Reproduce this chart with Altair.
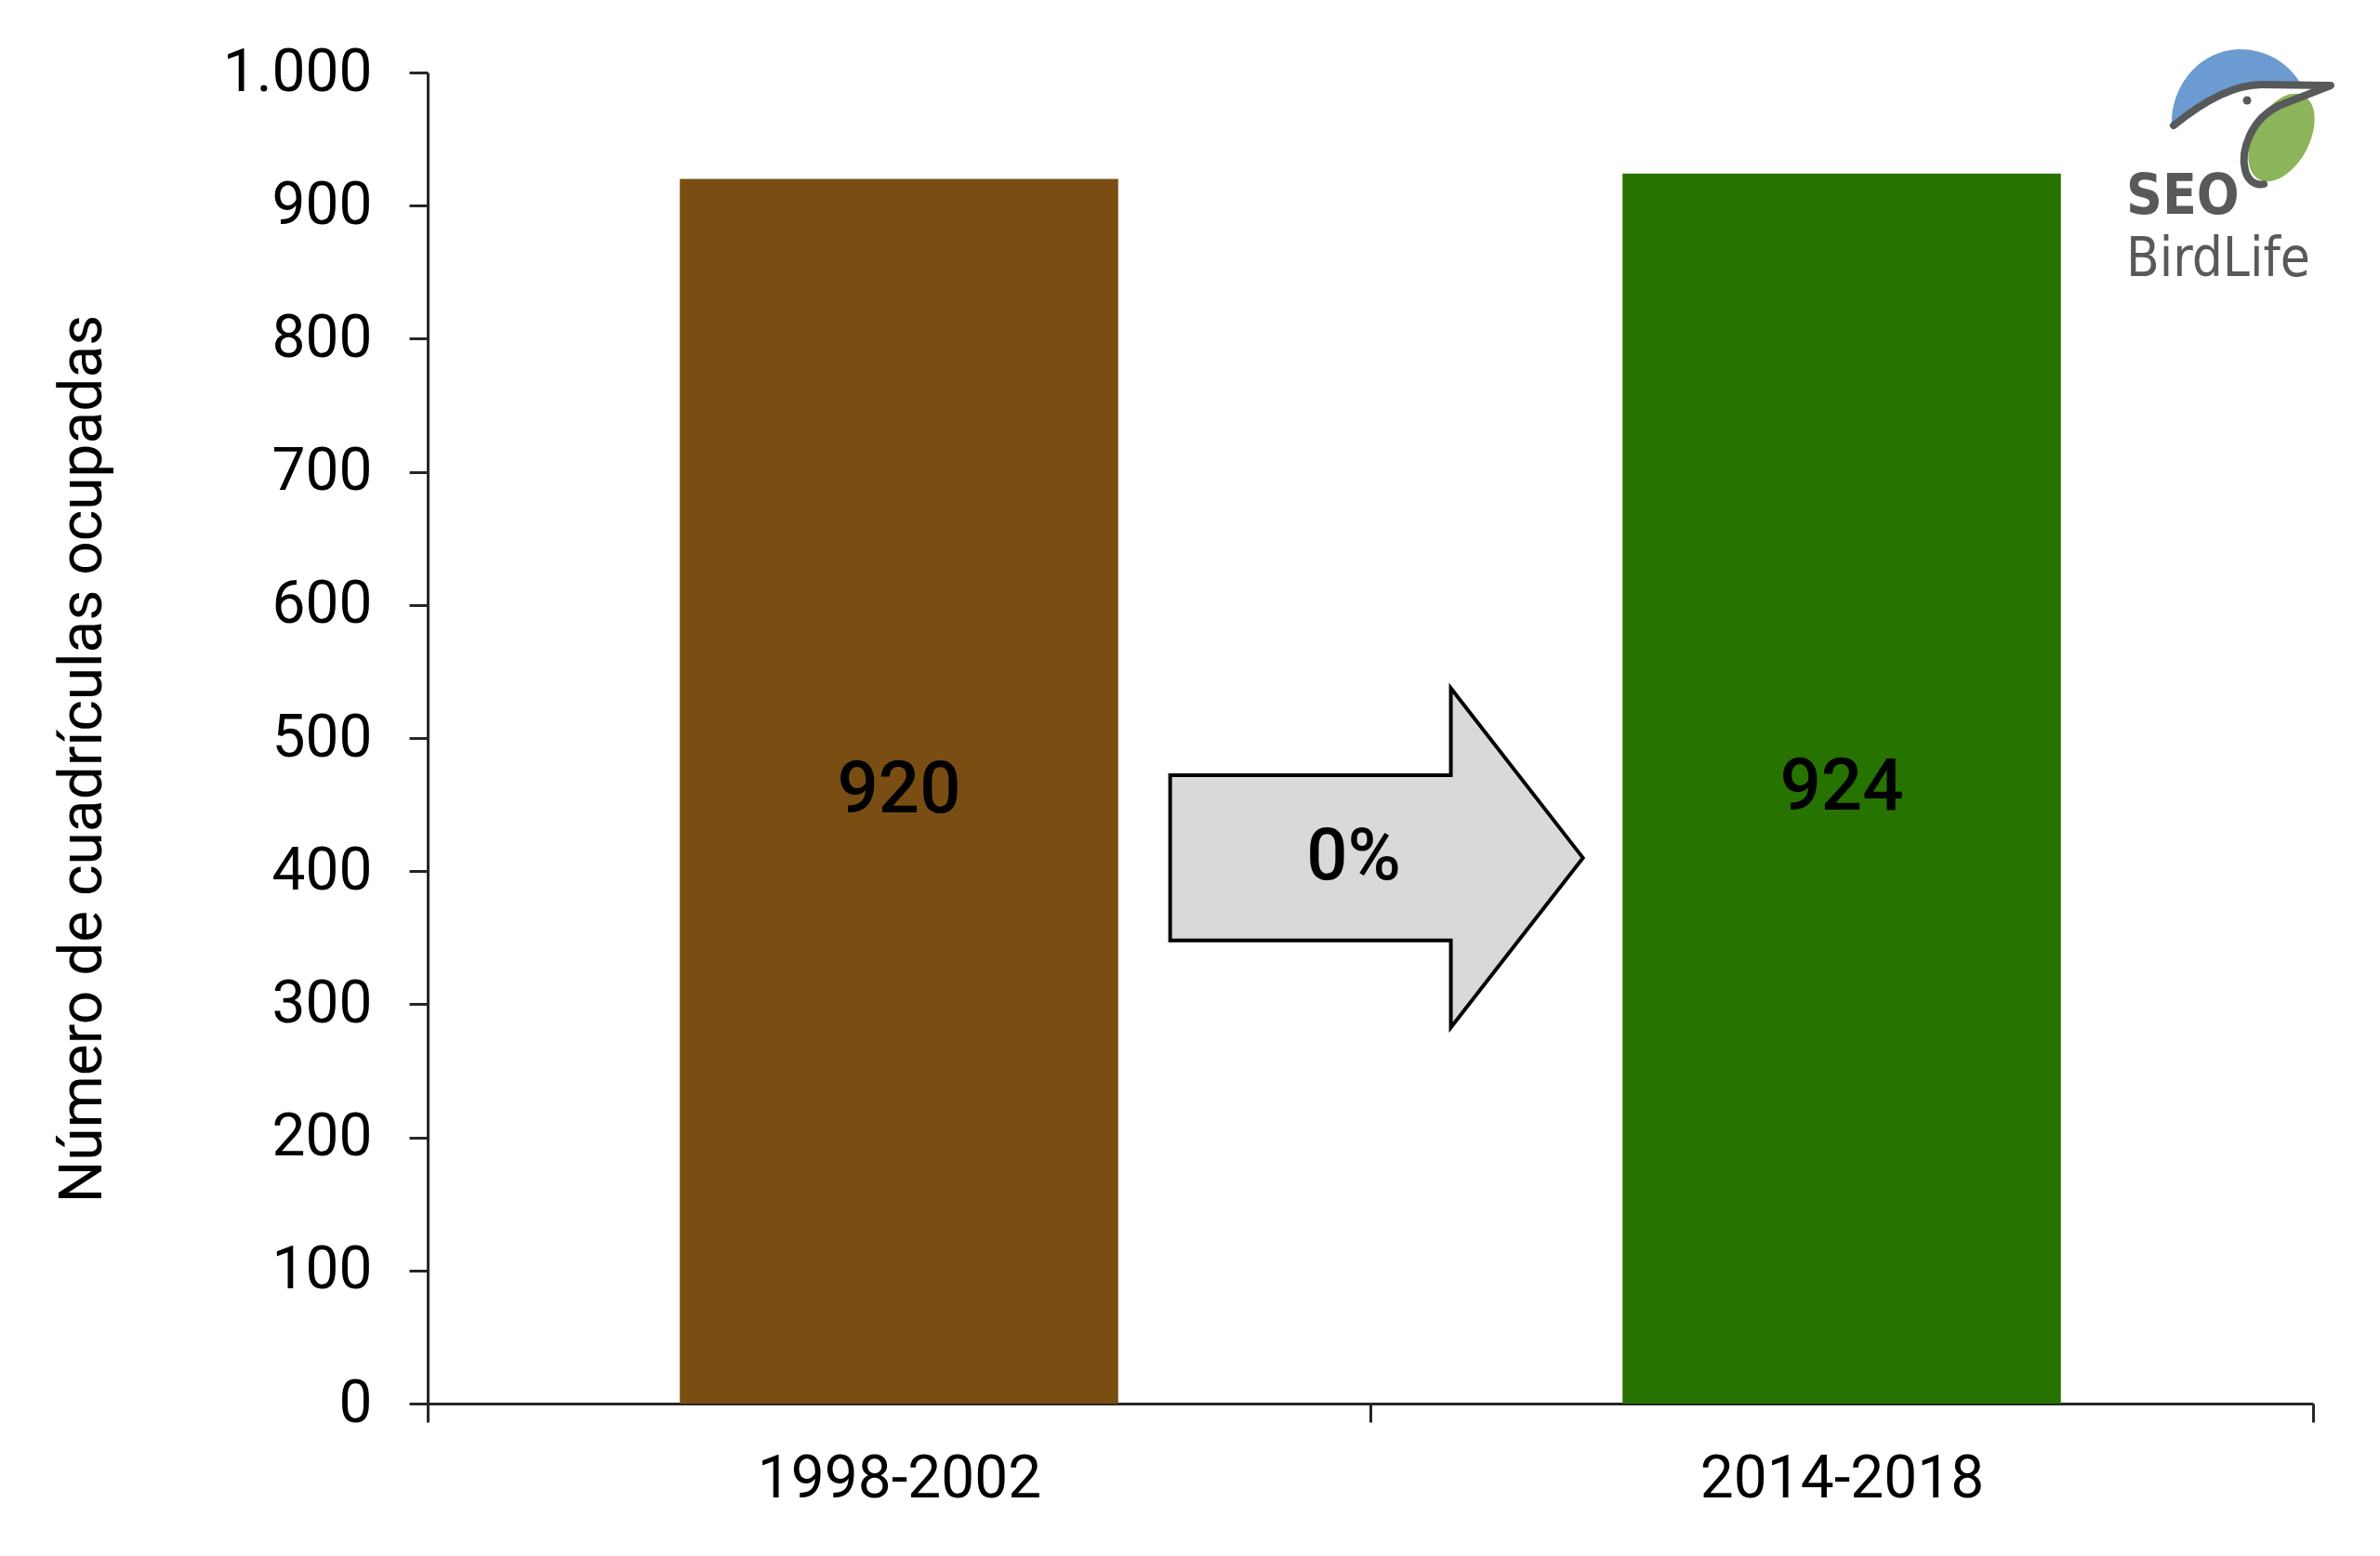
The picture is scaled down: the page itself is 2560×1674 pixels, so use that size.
import altair as alt
import pandas as pd

# ---- data ----
periods = ["1998-2002", "2014-2018"]
occupied = [920, 924]
bar_colors = ["#7a4e12", "#267300"]
y_ticks = [0, 100, 200, 300, 400, 500, 600, 700, 800, 900, 1000]
y_title = "Número de cuadrículas ocupadas"

change_pct = round((occupied[1] - occupied[0]) / occupied[0] * 100)
change_label = f"{change_pct}%"
ARROW_AT = 410  # y-axis value at which the change arrow sits

df = pd.DataFrame({"period": periods, "value": occupied})
arrow_df = pd.DataFrame({"period": [periods[1]], "value": [ARROW_AT], "label": [change_label]})
logo_df = pd.DataFrame({"k": [0]})

W, H = 2028, 1432
FONT = "Roboto"
AXIS_COLOR = "#262626"
LOGO_GRAY = "#58595b"

ARROW_PATH = ("M -0.97 -0.4 L 0.39 -0.4 L 0.39 -0.822 L 1.03 0 L 0.39 0.822 "
              "L 0.39 0.4 L -0.97 0.4 Z")
BLUE_PATH = ("M -0.74 0.07 C -0.75 -0.39 -0.41 -0.75 0 -0.75 "
             "C 0.282 -0.75 0.542 -0.591 0.67 -0.34 L 0.23 -0.37 "
             "C -0.1 -0.37 -0.45 -0.15 -0.74 0.07 Z")
GREEN_PATH = ("M 0.679 -0.25 C 0.825 -0.172 0.837 0.092 0.705 0.341 "
              "C 0.573 0.59 0.347 0.728 0.201 0.65 "
              "C 0.055 0.572 0.043 0.308 0.175 0.059 "
              "C 0.307 -0.19 0.533 -0.328 0.679 -0.25 Z")
OUTLINE_PATH = ("M -0.72 0.07 C -0.45 -0.15 -0.1 -0.37 0.23 -0.37 "
                "L 0.97 -0.36 L 0.43 -0.15 C 0.1 0.0 0.0 0.35 0.05 0.55 "
                "C 0.08 0.68 0.18 0.72 0.25 0.70")

x_enc = alt.X(
    "period:N",
    sort=periods,
    scale=alt.Scale(domain=periods, paddingInner=0, paddingOuter=0),
    axis=alt.Axis(
        title=None, labelAngle=0, labelFont=FONT, labelFontSize=64,
        labelColor="#000000", labelPadding=80, labelBaseline="alphabetic",
        labelLimit=1000,
        tickBand="extent", tickSize=20, tickWidth=3, tickColor=AXIS_COLOR,
        domainColor=AXIS_COLOR, domainWidth=3, grid=False,
    ),
)
y_enc = alt.Y(
    "value:Q",
    scale=alt.Scale(domain=[0, 1000], nice=False, zero=True),
    axis=alt.Axis(
        title=y_title, titleFont=FONT, titleFontSize=64, titleFontWeight="normal",
        titleColor="#000000", titleAngle=-90, titleX=-352, titleY=738,
        titleAlign="center", titleBaseline="alphabetic", titleLimit=2000,
        values=y_ticks, labelExpr="replace(format(datum.value, ','), ',', '.')",
        labelFont=FONT, labelFontSize=64, labelColor="#000000", labelPadding=40,
        labelLimit=1000,
        tickSize=20, tickWidth=3, tickColor=AXIS_COLOR,
        domainColor=AXIS_COLOR, domainWidth=3, grid=False,
    ),
)

bars = alt.Chart(df).mark_bar(width=alt.RelativeBandSize(0.465)).encode(
    x=x_enc,
    y=y_enc,
    color=alt.Color("period:N", scale=alt.Scale(domain=periods, range=bar_colors), legend=None),
)

bar_labels = alt.Chart(df).transform_calculate(half="datum.value / 2").mark_text(
    font=FONT, fontSize=78, fontWeight=500, color="#000000", baseline="middle"
).encode(
    x=alt.X("period:N", sort=periods),
    y=alt.Y("half:Q"),
    text=alt.Text("value:Q"),
)

arrow = alt.Chart(arrow_df).mark_point(
    shape=ARROW_PATH, filled=True, fill="#d9d9d9", stroke="#000000",
    strokeWidth=4, strokeJoin="miter", size=444 ** 2, opacity=1,
).encode(
    x=alt.X("period:N", sort=periods, bandPosition=0),
    y=alt.Y("value:Q"),
)

arrow_text = alt.Chart(arrow_df).mark_text(
    font=FONT, fontSize=78, fontWeight=500, color="#000000", baseline="middle", dx=-18
).encode(
    x=alt.X("period:N", sort=periods, bandPosition=0),
    y=alt.Y("value:Q"),
    text="label:N",
)

# ---- SEO/BirdLife logo (decoration, top right) ----
LX, LY = 1950, 50
logo_blue = alt.Chart(logo_df).mark_point(
    shape=BLUE_PATH, filled=True, fill="#6b9bd1", strokeWidth=0, size=40000, opacity=1
).encode(x=alt.value(LX), y=alt.value(LY))
logo_green = alt.Chart(logo_df).mark_point(
    shape=GREEN_PATH, filled=True, fill="#8cb45a", strokeWidth=0, size=40000, opacity=1
).encode(x=alt.value(LX), y=alt.value(LY))
logo_outline = alt.Chart(logo_df).mark_point(
    shape=OUTLINE_PATH, filled=False, stroke=LOGO_GRAY, strokeWidth=8,
    strokeCap="round", strokeJoin="round", size=40000, opacity=1
).encode(x=alt.value(LX), y=alt.value(LY))
logo_eye = alt.Chart(logo_df).mark_point(
    shape="circle", filled=True, fill=LOGO_GRAY, strokeWidth=0, size=80, opacity=1
).encode(x=alt.value(1957), y=alt.value(30))

NARROW = "Liberation Sans Narrow, DejaVu Sans Condensed, Roboto Condensed, Roboto"
logo_seo = alt.Chart(logo_df).mark_text(
    text="SEO", font=NARROW, fontSize=60, fontWeight="bold", color=LOGO_GRAY,
    align="left", baseline="alphabetic"
).encode(x=alt.value(1827), y=alt.value(152))
logo_bird = alt.Chart(logo_df).mark_text(
    text="BirdLife", font=NARROW, fontSize=58, fontWeight=300, color=LOGO_GRAY,
    align="left", baseline="alphabetic"
).encode(x=alt.value(1827), y=alt.value(219))

chart = alt.layer(
    bars, bar_labels, arrow, arrow_text,
    logo_blue, logo_green, logo_outline, logo_eye, logo_seo, logo_bird,
).properties(
    width=W, height=H,
    autosize=alt.AutoSizeParams(type="none"),
    padding={"left": 452, "top": 70, "right": 64, "bottom": 156},
    background="#ffffff",
).configure_view(strokeWidth=0)

chart.save("out.html", embed_options={"renderer": "svg", "actions": False})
++++
◆ **Short task**: The lines from the start of the data through the line that contains "0.08 0.68 0.18" are to be returned exactly, please, with both ends included and every picture left out.

◆ **Solution to this problem**:
Reproduce this chart with Altair.
The picture is scaled down: the page itself is 2560×1674 pixels, so use that size.
import altair as alt
import pandas as pd

# ---- data ----
periods = ["1998-2002", "2014-2018"]
occupied = [920, 924]
bar_colors = ["#7a4e12", "#267300"]
y_ticks = [0, 100, 200, 300, 400, 500, 600, 700, 800, 900, 1000]
y_title = "Número de cuadrículas ocupadas"

change_pct = round((occupied[1] - occupied[0]) / occupied[0] * 100)
change_label = f"{change_pct}%"
ARROW_AT = 410  # y-axis value at which the change arrow sits

df = pd.DataFrame({"period": periods, "value": occupied})
arrow_df = pd.DataFrame({"period": [periods[1]], "value": [ARROW_AT], "label": [change_label]})
logo_df = pd.DataFrame({"k": [0]})

W, H = 2028, 1432
FONT = "Roboto"
AXIS_COLOR = "#262626"
LOGO_GRAY = "#58595b"

ARROW_PATH = ("M -0.97 -0.4 L 0.39 -0.4 L 0.39 -0.822 L 1.03 0 L 0.39 0.822 "
              "L 0.39 0.4 L -0.97 0.4 Z")
BLUE_PATH = ("M -0.74 0.07 C -0.75 -0.39 -0.41 -0.75 0 -0.75 "
             "C 0.282 -0.75 0.542 -0.591 0.67 -0.34 L 0.23 -0.37 "
             "C -0.1 -0.37 -0.45 -0.15 -0.74 0.07 Z")
GREEN_PATH = ("M 0.679 -0.25 C 0.825 -0.172 0.837 0.092 0.705 0.341 "
              "C 0.573 0.59 0.347 0.728 0.201 0.65 "
              "C 0.055 0.572 0.043 0.308 0.175 0.059 "
              "C 0.307 -0.19 0.533 -0.328 0.679 -0.25 Z")
OUTLINE_PATH = ("M -0.72 0.07 C -0.45 -0.15 -0.1 -0.37 0.23 -0.37 "
                "L 0.97 -0.36 L 0.43 -0.15 C 0.1 0.0 0.0 0.35 0.05 0.55 "
                "C 0.08 0.68 0.18 0.72 0.25 0.70")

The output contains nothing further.